Jilee crossed her arms slowly.
“You tell me.”
“That’s fake.”
“Everything?”
“Yes.”
“Then explain it.”
“I can’t explain something that doesn’t exist!”
Their voices echoed in the empty café.
Neither of them noticed the tiny camera hidden near the ceiling.
Watching.
Recording.
---
Back in his apartment, Yesin observed the scene like a director watching his actors perform.
His brain fired with excitement.
This was the moment he loved most.
When people tried desperately to understand something designed to confuse them.
He opened the live chat program again.
Then he sent a new message to Jilee.
“Watch his reaction carefully.”
Another message appeared on Bhabotosh’s phone.
“She already believes you’re guilty.”
The psychological pressure tightened instantly.
Inside the café, both of them checked their phones at the same time.
Then slowly looked up at each other.
The distance between them suddenly felt enormous.
“You’re talking to them too?” Jilee asked quietly.
“Yes.”
“What do they want?”
Bhabotosh shook his head.
“I think they want us to destroy each other.”
For the first time that night, they stood in silence instead of arguing.
Because a terrifying realization had begun forming.
Someone was playing with them.
Someone intelligent.
Patient.
Dangerous.
---
High above the city skyline, thunder rolled softly across the clouds.
Rain began to fall in thin silver lines.
Inside his apartment, Yesin watched the storm approach through the window behind his screens.

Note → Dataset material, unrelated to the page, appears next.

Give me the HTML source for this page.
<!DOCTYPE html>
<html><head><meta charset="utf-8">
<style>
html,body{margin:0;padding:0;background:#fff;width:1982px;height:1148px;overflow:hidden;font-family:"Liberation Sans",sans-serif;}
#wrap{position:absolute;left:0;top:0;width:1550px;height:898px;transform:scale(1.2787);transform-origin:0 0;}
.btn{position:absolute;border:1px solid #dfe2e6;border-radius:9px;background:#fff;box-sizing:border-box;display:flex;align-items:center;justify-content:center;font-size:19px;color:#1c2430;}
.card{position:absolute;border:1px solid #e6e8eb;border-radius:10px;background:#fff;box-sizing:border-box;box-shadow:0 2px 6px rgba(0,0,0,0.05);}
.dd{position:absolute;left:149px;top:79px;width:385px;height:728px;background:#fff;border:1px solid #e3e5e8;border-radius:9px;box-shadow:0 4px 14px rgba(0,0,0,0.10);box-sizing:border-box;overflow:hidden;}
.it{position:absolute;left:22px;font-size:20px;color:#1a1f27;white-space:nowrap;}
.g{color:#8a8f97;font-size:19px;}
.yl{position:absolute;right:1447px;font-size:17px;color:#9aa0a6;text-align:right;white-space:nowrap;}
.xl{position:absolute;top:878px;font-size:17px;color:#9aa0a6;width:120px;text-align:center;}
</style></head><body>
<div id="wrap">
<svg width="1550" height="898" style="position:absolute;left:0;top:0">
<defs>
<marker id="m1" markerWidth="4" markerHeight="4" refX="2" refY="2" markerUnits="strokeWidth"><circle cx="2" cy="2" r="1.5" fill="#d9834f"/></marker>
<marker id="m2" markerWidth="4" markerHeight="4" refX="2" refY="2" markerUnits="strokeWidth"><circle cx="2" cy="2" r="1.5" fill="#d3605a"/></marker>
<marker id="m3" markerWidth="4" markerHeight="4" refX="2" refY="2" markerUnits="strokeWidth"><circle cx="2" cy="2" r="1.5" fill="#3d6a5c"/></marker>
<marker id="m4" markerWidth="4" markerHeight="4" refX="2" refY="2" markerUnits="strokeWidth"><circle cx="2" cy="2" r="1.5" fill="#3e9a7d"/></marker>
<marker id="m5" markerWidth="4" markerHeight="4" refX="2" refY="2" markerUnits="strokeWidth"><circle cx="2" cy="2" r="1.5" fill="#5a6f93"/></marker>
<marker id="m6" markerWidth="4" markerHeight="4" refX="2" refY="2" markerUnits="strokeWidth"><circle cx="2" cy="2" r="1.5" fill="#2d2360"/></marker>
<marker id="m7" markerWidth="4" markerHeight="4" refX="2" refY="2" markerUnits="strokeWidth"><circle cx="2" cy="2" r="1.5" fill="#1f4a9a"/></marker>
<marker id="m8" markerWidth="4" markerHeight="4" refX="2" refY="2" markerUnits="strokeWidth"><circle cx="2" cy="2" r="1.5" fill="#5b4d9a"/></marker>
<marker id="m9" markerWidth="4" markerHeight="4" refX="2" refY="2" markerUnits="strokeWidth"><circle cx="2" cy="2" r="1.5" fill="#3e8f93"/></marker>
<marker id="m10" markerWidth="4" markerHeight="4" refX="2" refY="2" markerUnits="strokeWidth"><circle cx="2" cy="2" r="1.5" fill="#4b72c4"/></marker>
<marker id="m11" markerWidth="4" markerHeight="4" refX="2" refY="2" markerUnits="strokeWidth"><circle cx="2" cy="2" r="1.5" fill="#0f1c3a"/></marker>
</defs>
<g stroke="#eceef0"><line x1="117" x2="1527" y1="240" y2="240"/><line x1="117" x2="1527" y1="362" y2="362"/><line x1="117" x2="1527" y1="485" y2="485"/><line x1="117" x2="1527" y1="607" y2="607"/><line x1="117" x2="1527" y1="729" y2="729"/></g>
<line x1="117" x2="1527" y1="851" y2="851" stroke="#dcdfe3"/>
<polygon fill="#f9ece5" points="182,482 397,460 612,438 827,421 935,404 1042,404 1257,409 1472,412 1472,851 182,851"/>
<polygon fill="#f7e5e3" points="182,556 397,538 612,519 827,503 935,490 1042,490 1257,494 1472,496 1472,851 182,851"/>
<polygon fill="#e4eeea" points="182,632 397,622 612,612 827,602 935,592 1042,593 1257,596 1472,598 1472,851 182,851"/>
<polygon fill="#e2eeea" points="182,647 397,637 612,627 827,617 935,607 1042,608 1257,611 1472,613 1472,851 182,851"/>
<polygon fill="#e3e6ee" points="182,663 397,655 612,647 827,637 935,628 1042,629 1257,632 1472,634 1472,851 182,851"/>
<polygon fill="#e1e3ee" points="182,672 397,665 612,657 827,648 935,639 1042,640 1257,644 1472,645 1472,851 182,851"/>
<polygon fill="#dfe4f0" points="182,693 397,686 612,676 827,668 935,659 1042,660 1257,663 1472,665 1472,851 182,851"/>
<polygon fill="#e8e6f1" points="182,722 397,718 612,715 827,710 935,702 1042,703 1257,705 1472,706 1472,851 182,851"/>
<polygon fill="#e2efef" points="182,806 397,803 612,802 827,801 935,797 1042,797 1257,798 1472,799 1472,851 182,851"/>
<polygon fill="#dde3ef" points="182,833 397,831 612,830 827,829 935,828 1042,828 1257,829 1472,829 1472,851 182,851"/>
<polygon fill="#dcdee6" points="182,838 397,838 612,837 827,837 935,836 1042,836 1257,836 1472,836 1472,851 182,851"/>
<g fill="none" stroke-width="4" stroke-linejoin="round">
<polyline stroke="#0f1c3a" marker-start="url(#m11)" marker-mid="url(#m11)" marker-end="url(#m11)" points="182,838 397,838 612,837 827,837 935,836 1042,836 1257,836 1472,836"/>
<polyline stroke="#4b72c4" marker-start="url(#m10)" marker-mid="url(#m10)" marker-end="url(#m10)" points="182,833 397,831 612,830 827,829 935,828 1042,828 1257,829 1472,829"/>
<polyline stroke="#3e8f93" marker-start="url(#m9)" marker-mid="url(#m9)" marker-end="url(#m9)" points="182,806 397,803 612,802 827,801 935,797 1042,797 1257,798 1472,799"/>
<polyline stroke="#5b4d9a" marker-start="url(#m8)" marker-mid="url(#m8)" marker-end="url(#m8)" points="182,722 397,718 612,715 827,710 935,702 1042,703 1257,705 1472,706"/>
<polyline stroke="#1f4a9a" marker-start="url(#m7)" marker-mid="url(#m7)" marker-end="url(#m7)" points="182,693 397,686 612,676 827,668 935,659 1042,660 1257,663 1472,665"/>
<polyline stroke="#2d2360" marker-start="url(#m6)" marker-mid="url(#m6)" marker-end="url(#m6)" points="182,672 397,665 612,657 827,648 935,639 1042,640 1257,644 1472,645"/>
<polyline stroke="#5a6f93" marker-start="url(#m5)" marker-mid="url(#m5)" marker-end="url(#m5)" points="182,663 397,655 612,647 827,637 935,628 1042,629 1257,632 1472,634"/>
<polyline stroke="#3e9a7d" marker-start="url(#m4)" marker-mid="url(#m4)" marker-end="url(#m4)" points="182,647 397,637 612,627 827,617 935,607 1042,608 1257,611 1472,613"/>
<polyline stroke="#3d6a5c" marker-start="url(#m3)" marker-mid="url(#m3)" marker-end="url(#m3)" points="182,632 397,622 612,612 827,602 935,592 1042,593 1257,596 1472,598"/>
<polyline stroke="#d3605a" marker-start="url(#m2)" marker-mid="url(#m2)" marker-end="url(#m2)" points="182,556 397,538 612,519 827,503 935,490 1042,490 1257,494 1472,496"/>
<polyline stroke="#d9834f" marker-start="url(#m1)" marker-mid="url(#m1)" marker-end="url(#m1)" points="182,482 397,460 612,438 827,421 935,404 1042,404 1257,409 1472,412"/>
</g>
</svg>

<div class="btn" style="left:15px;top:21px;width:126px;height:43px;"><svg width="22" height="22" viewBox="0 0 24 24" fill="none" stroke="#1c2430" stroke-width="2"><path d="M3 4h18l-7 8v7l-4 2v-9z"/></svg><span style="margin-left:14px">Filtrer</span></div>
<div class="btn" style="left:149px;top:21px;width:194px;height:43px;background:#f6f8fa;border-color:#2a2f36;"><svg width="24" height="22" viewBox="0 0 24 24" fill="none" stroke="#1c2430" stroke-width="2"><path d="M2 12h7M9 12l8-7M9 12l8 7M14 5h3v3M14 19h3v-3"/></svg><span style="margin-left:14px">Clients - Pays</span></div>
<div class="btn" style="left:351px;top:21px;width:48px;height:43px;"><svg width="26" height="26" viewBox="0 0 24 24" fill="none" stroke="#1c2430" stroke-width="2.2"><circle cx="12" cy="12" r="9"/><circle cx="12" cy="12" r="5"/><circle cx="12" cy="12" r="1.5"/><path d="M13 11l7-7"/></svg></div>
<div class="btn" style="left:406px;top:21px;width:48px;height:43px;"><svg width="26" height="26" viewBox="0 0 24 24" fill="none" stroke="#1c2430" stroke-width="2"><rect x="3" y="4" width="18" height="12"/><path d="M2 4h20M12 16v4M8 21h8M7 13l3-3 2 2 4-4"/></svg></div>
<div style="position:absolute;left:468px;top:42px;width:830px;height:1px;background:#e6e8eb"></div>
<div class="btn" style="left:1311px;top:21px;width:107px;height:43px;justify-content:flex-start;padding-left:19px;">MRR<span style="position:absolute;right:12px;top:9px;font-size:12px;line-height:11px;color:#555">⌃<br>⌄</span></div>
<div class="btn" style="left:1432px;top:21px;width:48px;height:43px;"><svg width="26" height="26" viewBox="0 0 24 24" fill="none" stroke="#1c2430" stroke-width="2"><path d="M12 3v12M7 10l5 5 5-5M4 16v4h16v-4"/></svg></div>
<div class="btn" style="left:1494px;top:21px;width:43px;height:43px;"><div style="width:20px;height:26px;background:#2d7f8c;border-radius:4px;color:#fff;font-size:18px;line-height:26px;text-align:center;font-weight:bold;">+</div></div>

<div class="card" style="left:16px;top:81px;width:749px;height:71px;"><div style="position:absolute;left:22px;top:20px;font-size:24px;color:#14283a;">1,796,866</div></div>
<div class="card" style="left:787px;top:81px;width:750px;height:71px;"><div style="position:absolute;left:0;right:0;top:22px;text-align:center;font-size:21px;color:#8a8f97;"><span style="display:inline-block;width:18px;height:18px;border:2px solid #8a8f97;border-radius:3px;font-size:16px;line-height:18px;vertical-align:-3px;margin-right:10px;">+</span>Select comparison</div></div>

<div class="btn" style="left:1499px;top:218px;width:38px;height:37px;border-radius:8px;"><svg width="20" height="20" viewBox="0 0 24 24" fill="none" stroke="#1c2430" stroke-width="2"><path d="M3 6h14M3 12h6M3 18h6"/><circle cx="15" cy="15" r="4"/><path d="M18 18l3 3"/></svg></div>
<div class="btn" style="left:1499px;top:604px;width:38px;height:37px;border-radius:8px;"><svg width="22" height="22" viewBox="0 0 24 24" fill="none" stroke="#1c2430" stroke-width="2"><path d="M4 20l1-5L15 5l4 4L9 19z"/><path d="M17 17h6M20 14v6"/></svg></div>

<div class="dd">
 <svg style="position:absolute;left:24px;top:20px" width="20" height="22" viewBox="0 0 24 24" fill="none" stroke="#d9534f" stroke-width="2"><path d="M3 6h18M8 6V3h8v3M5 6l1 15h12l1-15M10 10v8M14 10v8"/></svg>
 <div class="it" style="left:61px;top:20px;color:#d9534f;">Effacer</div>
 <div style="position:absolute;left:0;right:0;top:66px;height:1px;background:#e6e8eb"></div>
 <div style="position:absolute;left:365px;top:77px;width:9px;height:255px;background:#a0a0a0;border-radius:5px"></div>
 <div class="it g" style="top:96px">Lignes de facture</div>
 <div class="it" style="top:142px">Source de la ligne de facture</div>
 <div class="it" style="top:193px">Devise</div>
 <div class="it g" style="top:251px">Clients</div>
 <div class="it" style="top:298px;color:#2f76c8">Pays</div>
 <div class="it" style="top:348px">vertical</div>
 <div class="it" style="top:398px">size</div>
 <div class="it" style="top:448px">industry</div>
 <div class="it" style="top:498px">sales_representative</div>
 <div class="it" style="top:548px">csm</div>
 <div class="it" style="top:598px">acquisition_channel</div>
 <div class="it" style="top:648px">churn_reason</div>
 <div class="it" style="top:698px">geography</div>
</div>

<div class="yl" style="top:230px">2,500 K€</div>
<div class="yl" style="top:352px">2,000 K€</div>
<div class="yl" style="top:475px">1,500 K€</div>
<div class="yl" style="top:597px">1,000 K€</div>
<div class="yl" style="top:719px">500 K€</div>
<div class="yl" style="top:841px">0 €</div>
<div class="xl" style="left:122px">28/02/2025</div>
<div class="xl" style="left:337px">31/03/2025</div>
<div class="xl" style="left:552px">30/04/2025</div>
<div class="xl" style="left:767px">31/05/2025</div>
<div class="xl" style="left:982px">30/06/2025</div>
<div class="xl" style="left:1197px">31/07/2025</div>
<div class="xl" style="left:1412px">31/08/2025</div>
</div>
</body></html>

“Almost there,” he murmured.
His experiment was working better than expected.
Bhabotosh’s identity was already weakening.
Digital records erased.
Rumors spreading.
Suspicion growing.
Soon the world itself would start rejecting him.
Banks.
Offices.
Government databases.
Everything could disappear.
All with a few keystrokes.
He looked again at the live feed from the café.
Jilee and Bhabotosh stood facing each other beneath the dim light.
Two people trapped in a maze they couldn’t see.
Yesin whispered softly,
“Love… hate… fear…”
His fingers hovered over a key labeled DELETE RECORD.
“I wonder which one will survive.”
For a moment he considered pressing it.
Ending Bhabotosh’s existence completely.
But he stopped himself.
Not yet.
The story was becoming too interesting.
And somewhere in the dark city, the rain kept falling over two people who had just realized their lives were being controlled by someone they had never met.
Someone who could erase them anytime.
With a single key.
And the worst part?
They had just stepped exactly where he wanted them to go.